If I'm right about the for loop, the important thing to take home is that if you write stuff like this almost nobody will think it's intentional. Syntax like this might actually work correctly but it's obscure and more like a novelty.

The loop can be replaced like this which is much more clear and just as compact:

int d = 0;
while(d < n) {
    d *= 10;
}

Or if you really want:

int d = 0;
while(d < n) d *= 10; // not recommended but clearly has a body

Answer 2

Bad semicolon placement:

for (d = 0; d < n; d *= 10); // that terminal semicolon will mess you up!

This is equivalent to:

for (d = 0; d < n; d *= 10) {
  // do nothing
} 

• Get rid of that terminal semicolon.
• Make your d variable local to the for loop: for (int d = 0; d < n; d *= 10) {...}
• Always enclose all loop blocks in curly braces
• Good code formatting isn't there just to make your code loop pretty -- it also helps you debug.

Answer 3

As has been pointed out, your semicolon placement means you're executing a loop that does nothing:

    for (d = 0; d < n; d *= 10);
    d /= 10;
    retVar += n / d;
    n %= d;

But just fixing the loop structure won't help you:

    for (d = 0; d < n; d *= 10) {
        d /= 10;
        retVar += n / d;
        n %= d;
    }

First of all, if you start with d = 0, both d /= 10 and d *= 10 will leave d equal to 0. That can't be what you want. This should result in an infinite loop.

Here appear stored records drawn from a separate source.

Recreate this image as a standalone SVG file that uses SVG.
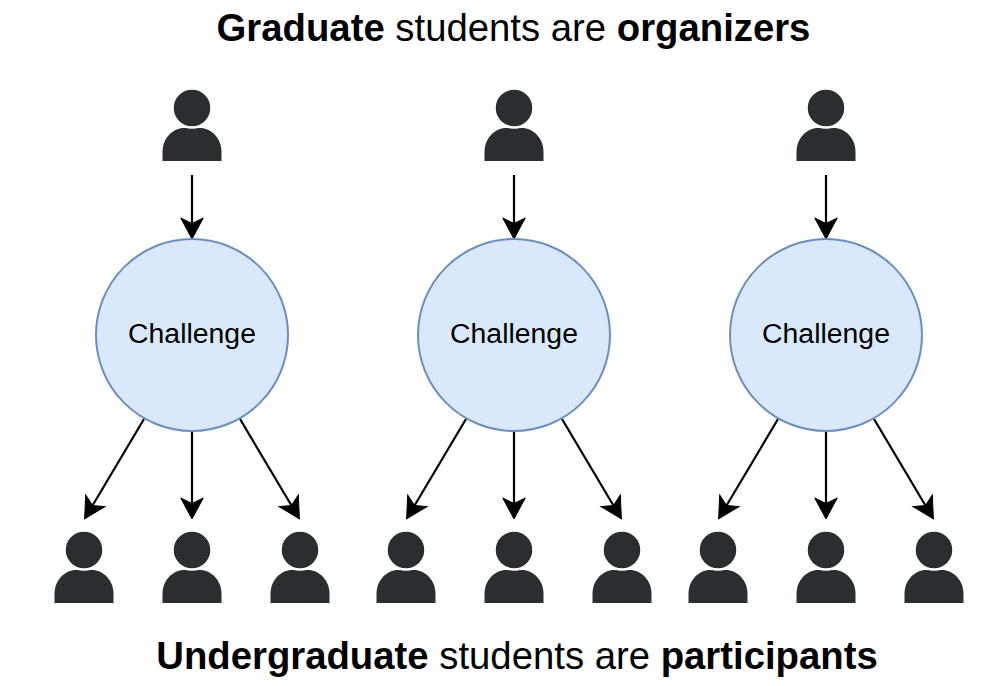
<svg xmlns="http://www.w3.org/2000/svg" xmlns:xlink="http://www.w3.org/1999/xlink" width="1008" height="686" viewBox="0 0 1008 686">
<style>
.title{font-family:"Liberation Sans",Arial,sans-serif;font-size:38.3px;fill:#000;}
.b{font-weight:bold;}
.lbl{font-family:"Liberation Sans",Arial,sans-serif;font-size:28.4px;fill:#000;}
.ch{fill:#dae8fc;stroke:#6c8ebf;stroke-width:2;}
.edge{stroke:#000;stroke-width:2.2;fill:none;marker-end:url(#arr);}
.head{fill:#000;stroke:#000;stroke-width:1;stroke-linejoin:miter;}
.pb{fill:#2b2e31;}
.ph{fill:#2b2e31;stroke:#fff;stroke-width:2.5;}
</style>
<defs>
<marker id="arr" viewBox="0 0 24 24" refX="6" refY="12" markerWidth="24" markerHeight="24" markerUnits="userSpaceOnUse" orient="auto" overflow="visible">
<path class="head" d="M21.5,12 L0.5,0.75 L6,12 L0.5,23.25 Z"/>
</marker>
<g id="person">
<path class="pb" d="M-29.5,53 V44 C-29.5,30 -19,20 -8,20 H8 C19,20 29.5,30 29.5,44 V53 Z"/>
<circle class="ph" cx="0" cy="0" r="19.5"/>
</g>
</defs>
<rect width="1008" height="686" fill="#fff"/>
<g id="title-top"><text class="title" x="513.5" y="41" text-anchor="middle"><tspan class="b">Graduate</tspan> students are <tspan class="b">organizers</tspan></text></g>
<g id="title-bottom"><text class="title" x="517" y="669" text-anchor="middle"><tspan class="b">Undergraduate</tspan> students are <tspan class="b">participants</tspan></text></g>

<g id="connectors">
<line class="edge" x1="192" y1="175" x2="192" y2="223.5"/>
<line class="edge" x1="514" y1="175" x2="514" y2="223.5"/>
<line class="edge" x1="826" y1="175" x2="826" y2="223.5"/>

<line class="edge" x1="144" y1="419" x2="92.55" y2="505.5"/>
<line class="edge" x1="192" y1="431" x2="192" y2="503.5"/>
<line class="edge" x1="240" y1="419" x2="291.45" y2="505.5"/>

<line class="edge" x1="466" y1="419" x2="414.55" y2="505.5"/>
<line class="edge" x1="514" y1="431" x2="514" y2="503.5"/>
<line class="edge" x1="562" y1="419" x2="613.45" y2="505.5"/>

<line class="edge" x1="778" y1="419" x2="726.55" y2="505.5"/>
<line class="edge" x1="826" y1="431" x2="826" y2="503.5"/>
<line class="edge" x1="874" y1="419" x2="925.45" y2="505.5"/>
</g>

<g id="organizer-1"><use xlink:href="#person" x="192" y="108"/></g>
<g id="organizer-2"><use xlink:href="#person" x="514" y="108"/></g>
<g id="organizer-3"><use xlink:href="#person" x="826" y="108"/></g>

<g id="challenge-1"><circle class="ch" cx="192" cy="335" r="96"/><text class="lbl" x="192" y="343" text-anchor="middle">Challenge</text></g>
<g id="challenge-2"><circle class="ch" cx="514" cy="335" r="96"/><text class="lbl" x="514" y="343" text-anchor="middle">Challenge</text></g>
<g id="challenge-3"><circle class="ch" cx="826" cy="335" r="96"/><text class="lbl" x="826" y="343" text-anchor="middle">Challenge</text></g>

<g id="participant-1"><use xlink:href="#person" x="84" y="550"/></g>
<g id="participant-2"><use xlink:href="#person" x="192" y="550"/></g>
<g id="participant-3"><use xlink:href="#person" x="300" y="550"/></g>
<g id="participant-4"><use xlink:href="#person" x="406" y="550"/></g>
<g id="participant-5"><use xlink:href="#person" x="514" y="550"/></g>
<g id="participant-6"><use xlink:href="#person" x="622" y="550"/></g>
<g id="participant-7"><use xlink:href="#person" x="718" y="550"/></g>
<g id="participant-8"><use xlink:href="#person" x="826" y="550"/></g>
<g id="participant-9"><use xlink:href="#person" x="934" y="550"/></g>
</svg>
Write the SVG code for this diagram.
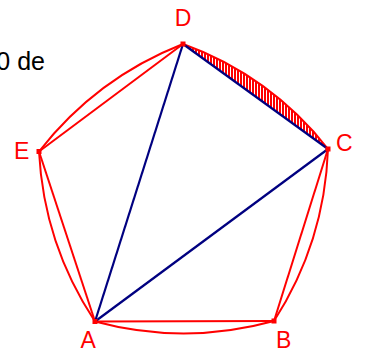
<svg xmlns="http://www.w3.org/2000/svg" width="365" height="351" viewBox="0 0 365 351">
<style>
.red{fill:none;stroke:#ff0000;stroke-width:2}
.blue{fill:none;stroke:#000080;stroke-width:2.2}
.pt{fill:#ff0000}
.lbl{font-family:"Liberation Sans",Arial,sans-serif;font-size:23px;fill:#ff0000}
.txt{font-family:"Liberation Sans",Arial,sans-serif;font-size:25px;fill:#000000}
</style>
<defs>
<pattern id="hatch" patternUnits="userSpaceOnUse" width="3" height="6">
<rect x="0" y="0" width="2" height="6" fill="#ff0000"/>
</pattern>
</defs>
<rect width="365" height="351" fill="#ffffff"/>
<text class="txt" x="45" y="69.5" text-anchor="end">0 de</text>
<g id="hatched-segment">
<path d="M328,149 A320,320 0 0 0 183,44 Z" fill="url(#hatch)" stroke="none"/>
</g>
<g id="connectors">
<path class="red" d="M95,321.5 A340,340 0 0 0 274,321"/>
<path class="red" d="M274,321 A340,340 0 0 0 328,149"/>
<path class="red" d="M328,149 A320,320 0 0 0 183,44"/>
<path class="red" d="M183,44 A340,340 0 0 0 39,151.5"/>
<path class="red" d="M39,151.5 A340,340 0 0 0 95,321.5"/>
<line class="red" x1="95" y1="321.5" x2="274" y2="321"/>
<line class="red" x1="274" y1="321" x2="328" y2="149"/>
<line class="red" x1="183" y1="44" x2="39" y2="151.5"/>
<line class="red" x1="39" y1="151.5" x2="95" y2="321.5"/>
<line class="blue" x1="183" y1="44" x2="328" y2="149"/>
<line class="blue" x1="183" y1="44" x2="95" y2="321.5"/>
<line class="blue" x1="95" y1="321.5" x2="328" y2="149"/>
</g>
<g id="A"><rect class="pt" x="92.5" y="319" width="5" height="5"/><text class="lbl" x="80.5" y="347.5">A</text></g>
<g id="B"><rect class="pt" x="271.5" y="318.5" width="5" height="5"/><text class="lbl" x="276" y="347.5">B</text></g>
<g id="C"><rect class="pt" x="325.5" y="146.5" width="5" height="5"/><text class="lbl" x="336" y="151">C</text></g>
<g id="D"><rect class="pt" x="180.5" y="41.5" width="5" height="5"/><text class="lbl" x="183" y="26" text-anchor="middle">D</text></g>
<g id="E"><rect class="pt" x="36.5" y="149" width="5" height="5"/><text class="lbl" x="14" y="158.5">E</text></g>
</svg>
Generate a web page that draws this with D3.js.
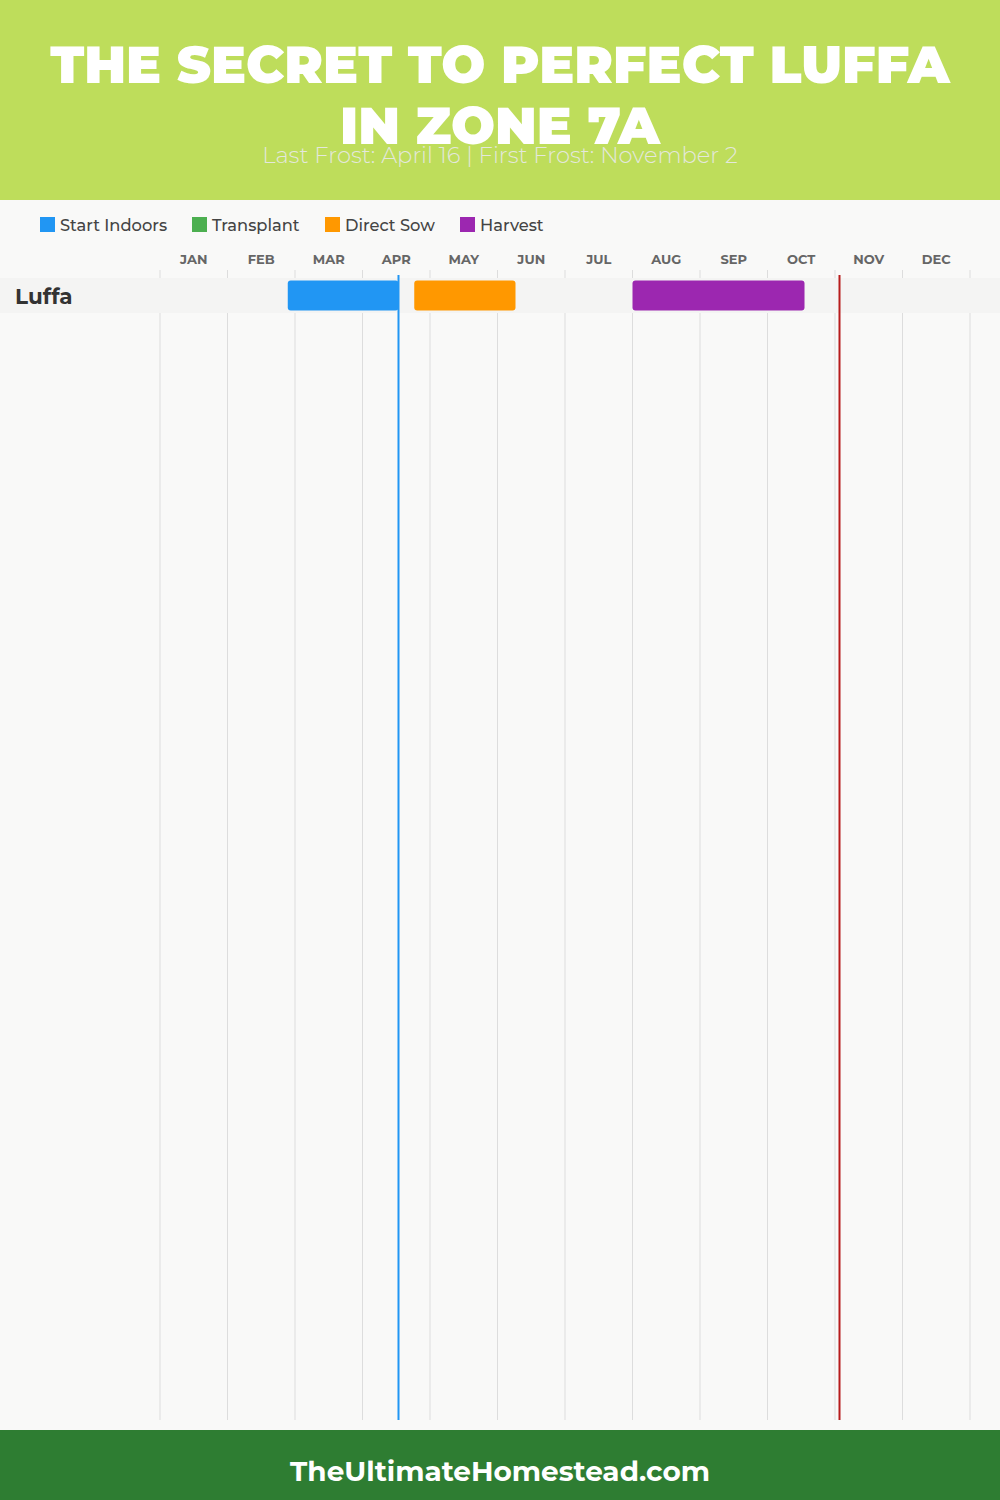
<!DOCTYPE html>
<html><head><meta charset="utf-8">
<script src="https://cdn.jsdelivr.net/npm/d3@7"></script>
<style>html,body{margin:0;padding:0;background:#f9f9f8;}svg{display:block;}</style>
</head><body>
<svg id="chart" width="1000" height="1500"></svg>
<script>
// ---- data ----
const titleLines = ["THE SECRET TO PERFECT LUFFA", "IN ZONE 7A"];
const subtitle = "Last Frost: April 16 | First Frost: November 2";
const footerText = "TheUltimateHomestead.com";
const months = ["JAN","FEB","MAR","APR","MAY","JUN","JUL","AUG","SEP","OCT","NOV","DEC"];
const monthDays = [31,28,31,30,31,30,31,31,30,31,30,31];
const legendNames = ["Start Indoors","Transplant","Direct Sow","Harvest"];
const legendColors = ["#2196f3","#4caf50","#ff9800","#9c27b0"];
const crops = ["Luffa"];
const taskCrop  = ["Luffa","Luffa","Luffa"];
const taskType  = ["Start Indoors","Direct Sow","Harvest"];
const taskStart = [[2,25],[4,23],[7,31]];   // [month, day]
const taskEnd   = [[4,16],[6,8],[10,17]];
const lastFrost = [4,16];
const firstFrost = [11,2];

// ---- layout ----
const svg = d3.select("#chart");
const W = 1000, H = 1500;
const headerH = 200, footerY = 1430;
const fontTitle = "Montserrat, Inter, 'Noto Sans', sans-serif";

svg.append("rect").attr("x",0).attr("y",0).attr("width",W).attr("height",H).attr("fill","#f9f9f8");
svg.append("rect").attr("x",0).attr("y",0).attr("width",W).attr("height",headerH).attr("fill","#bedd5b");
svg.append("rect").attr("x",0).attr("y",footerY).attr("width",W).attr("height",H-footerY).attr("fill","#2e7d32");

function fitText(sel, target){
  const len = sel.node().getComputedTextLength();
  const fs = parseFloat(sel.attr("font-size"));
  sel.attr("font-size", fs * target / len);
}

// title
const titleY = [64, 125];
const titleWidths = [900, 320];
titleLines.forEach((t,i)=>{
  const tx = svg.append("text").attr("x",W/2).attr("y",titleY[i]).attr("text-anchor","middle")
    .attr("dominant-baseline","central").attr("font-family",fontTitle).attr("font-weight",900)
    .attr("font-size",52).attr("fill","#ffffff").text(t);
  fitText(tx, titleWidths[i]);
});
const sub = svg.append("text").attr("x",W/2).attr("y",155).attr("text-anchor","middle")
  .attr("dominant-baseline","central").attr("font-family",fontTitle).attr("font-weight",300)
  .attr("font-size",20).attr("fill","#e4e8dc").text(subtitle);
fitText(sub, 476);

// legend
const legendX = [40,192,325,460];
legendNames.forEach((n,i)=>{
  const g = svg.append("g").attr("transform",`translate(${legendX[i]},217)`);
  g.append("rect").attr("width",15).attr("height",15).attr("fill",legendColors[i]);
  g.append("text").attr("x",20).attr("y",8).attr("dominant-baseline","central")
    .attr("font-family",fontTitle).attr("font-weight",500).attr("font-size",16.3)
    .attr("fill","#444").text(n);
});

// scales
const x = d3.scaleLinear().domain([0,12]).range([160,970]);
const pos = md => (md[0]-1) + md[1]/monthDays[md[0]-1];
const color = d3.scaleOrdinal().domain(legendNames).range(legendColors);
const rowTop = 278, rowH = 35;
const y = d3.scaleBand().domain(crops).range([rowTop, rowTop + rowH*crops.length]);

// month labels
svg.append("g").selectAll("text").data(months).join("text")
  .attr("x",(d,i)=>x(i+0.5)).attr("y",259).attr("text-anchor","middle")
  .attr("dominant-baseline","central").attr("font-family",fontTitle).attr("font-weight",700)
  .attr("font-size",13).attr("fill","#666").text(d=>d);

// grid
svg.append("g").selectAll("line").data(d3.range(13)).join("line")
  .attr("x1",d=>x(d)).attr("x2",d=>x(d)).attr("y1",270).attr("y2",1420)
  .attr("stroke","#dddddd").attr("stroke-width",1);

// row bands
svg.append("g").selectAll("rect").data(crops).join("rect")
  .attr("x",0).attr("width",W).attr("y",d=>y(d)).attr("height",y.bandwidth())
  .attr("fill","#f4f4f3");

// row labels
svg.append("g").selectAll("text").data(crops).join("text")
  .attr("x",15).attr("y",d=>y(d)+y.bandwidth()/2).attr("dominant-baseline","central")
  .attr("font-family",fontTitle).attr("font-weight",700).attr("font-size",21.5)
  .attr("fill","#333").text(d=>d);

// bars
const tasks = taskType.map((t,i)=>({crop:taskCrop[i], type:t, s:pos(taskStart[i]), e:pos(taskEnd[i])}));
svg.append("g").selectAll("rect").data(tasks).join("rect")
  .attr("x",d=>x(d.s)).attr("width",d=>x(d.e)-x(d.s))
  .attr("y",d=>y(d.crop)+2.5).attr("height",30).attr("rx",3)
  .attr("fill",d=>color(d.type));

// frost lines
svg.append("line").attr("x1",x(pos(lastFrost))).attr("x2",x(pos(lastFrost)))
  .attr("y1",275).attr("y2",1420).attr("stroke","#2196f3").attr("stroke-width",2);
svg.append("line").attr("x1",x(pos(firstFrost))).attr("x2",x(pos(firstFrost)))
  .attr("y1",275).attr("y2",1420).attr("stroke","#b71c1c").attr("stroke-width",2);

// footer
const ft = svg.append("text").attr("x",W/2).attr("y",1471).attr("text-anchor","middle")
  .attr("dominant-baseline","central").attr("font-family",fontTitle).attr("font-weight",700)
  .attr("font-size",28).attr("fill","#ffffff").text(footerText);
fitText(ft, 420);
</script>
</body></html>
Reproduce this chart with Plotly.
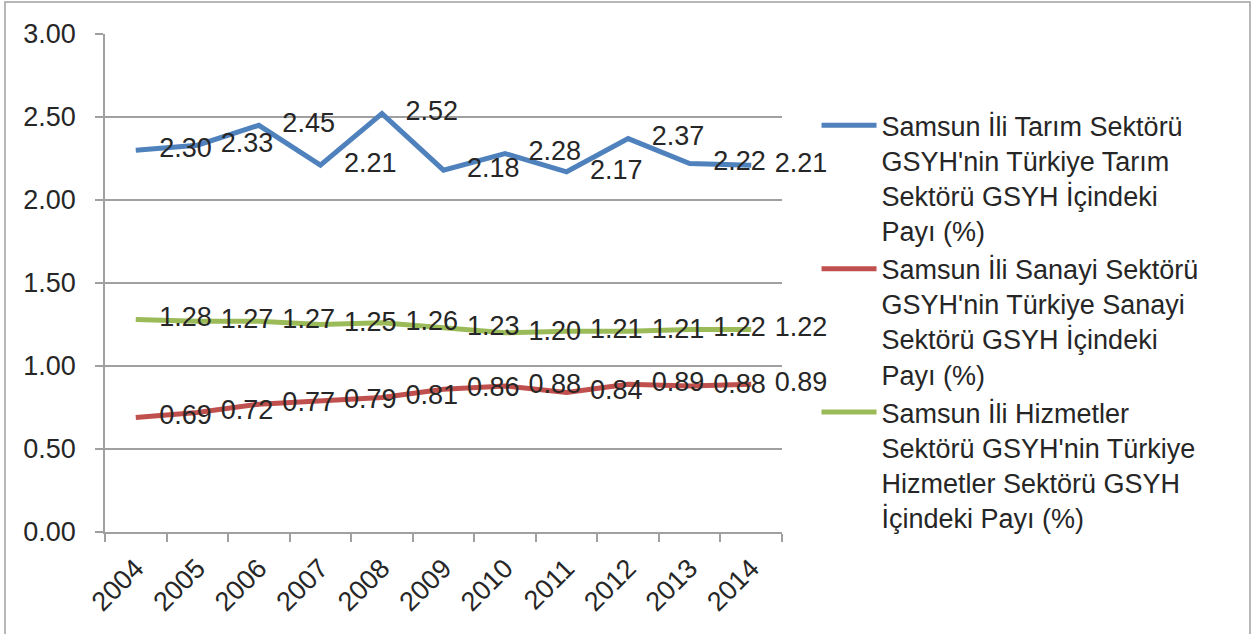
import plotly.graph_objects as go

years = ["2004", "2005", "2006", "2007", "2008", "2009", "2010", "2011", "2012", "2013", "2014"]
tarim = [2.30, 2.33, 2.45, 2.21, 2.52, 2.18, 2.28, 2.17, 2.37, 2.22, 2.21]
sanayi = [0.69, 0.72, 0.77, 0.79, 0.81, 0.86, 0.88, 0.84, 0.89, 0.88, 0.89]
hizmet = [1.28, 1.27, 1.27, 1.25, 1.26, 1.23, 1.20, 1.21, 1.21, 1.22, 1.22]
names = [
    "Samsun İli Tarım Sektörü<br>GSYH'nin Türkiye Tarım<br>Sektörü GSYH İçindeki<br>Payı (%)",
    "Samsun İli Sanayi Sektörü<br>GSYH'nin Türkiye Sanayi<br>Sektörü GSYH İçindeki<br>Payı (%)",
    "Samsun İli Hizmetler<br>Sektörü GSYH'nin Türkiye<br>Hizmetler Sektörü GSYH<br>İçindeki Payı (%)",
]
colors = ["#4F81BD", "#C0504D", "#9BBB59"]
yticks = [0, 0.5, 1.0, 1.5, 2.0, 2.5, 3.0]

FONT = "Arial, Liberation Sans, sans-serif"
TXT = "#262626"
GRID = "#A0A0A0"
FS = 27

fig = go.Figure()
series = [tarim, sanayi, hizmet]
for vals, col in zip(series, colors):
    fig.add_trace(go.Scatter(
        x=years, y=vals, mode="lines+markers+text",
        line=dict(color=col, width=5),
        marker=dict(size=36, color="rgba(0,0,0,0)"),
        text=[f"{v:.2f}" for v in vals], textposition="middle right",
        textfont=dict(family=FONT, size=FS, color=TXT),
        cliponaxis=False, showlegend=False, hoverinfo="skip",
    ))
for name, col in zip(names, colors):
    fig.add_trace(go.Scatter(
        x=[None], y=[None], mode="lines", name=name,
        line=dict(color=col, width=5),
    ))

fig.update_layout(
    width=1258, height=634,
    margin=dict(l=105, r=476, t=34, b=102),
    paper_bgcolor="white", plot_bgcolor="white",
    font=dict(family=FONT, size=FS, color=TXT),
    legend=dict(
        x=1.051, y=0.865, xanchor="left", yanchor="top",
        font=dict(family=FONT, size=FS, color=TXT),
        valign="top", itemwidth=55, tracegroupgap=0,
        bgcolor="rgba(0,0,0,0)",
    ),
    shapes=[dict(
        type="rect", xref="paper", yref="paper",
        x0=(5 - 105) / 677, x1=(1250 - 105) / 677,
        y0=(532 - 660) / 498, y1=(532 - 2) / 498,
        line=dict(color="#A0A0A0", width=1.5), fillcolor="rgba(0,0,0,0)",
        layer="below",
    )],
)
fig.update_xaxes(
    type="category", range=[-0.5, 10.5],
    showline=True, linecolor=GRID, linewidth=1.5,
    ticks="outside", tickson="boundaries", ticklen=8, tickcolor=GRID, tickwidth=1.5,
    tickangle=-45, showgrid=False, ticklabelstandoff=8,
    tickfont=dict(family=FONT, size=FS, color=TXT),
)
fig.update_yaxes(
    range=[0, 3], tickvals=yticks, ticktext=[f"{v:.2f}" for v in yticks],
    showline=True, linecolor=GRID, linewidth=1.5,
    ticks="outside", ticklen=8, tickcolor=GRID, tickwidth=1.5,
    showgrid=True, gridcolor=GRID, gridwidth=1.5, zeroline=False,
    ticklabelstandoff=14,
    tickfont=dict(family=FONT, size=FS, color=TXT),
)

fig.write_html("out.html", config={"displayModeBar": False},
               post_script="document.body.style.margin='0';")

Second, assuming you start with some other d: First you divide it by 10, in the first statement in the loop. Then, when you go back up to repeat the loop, you multiply it by 10 again. That just takes you back where you've started. So that also results in an infinite loop.

In general, when you have a variable in a for loop that you are varying, it's wrong to also modify the same variable in the body of the loop. (d in this example.) Usually this is just a bug. Even if it's not a bug and you know what you're doing, I think it's still bad practice because it's very confusing for the reader; if you really want to do something like that, use a while loop instead.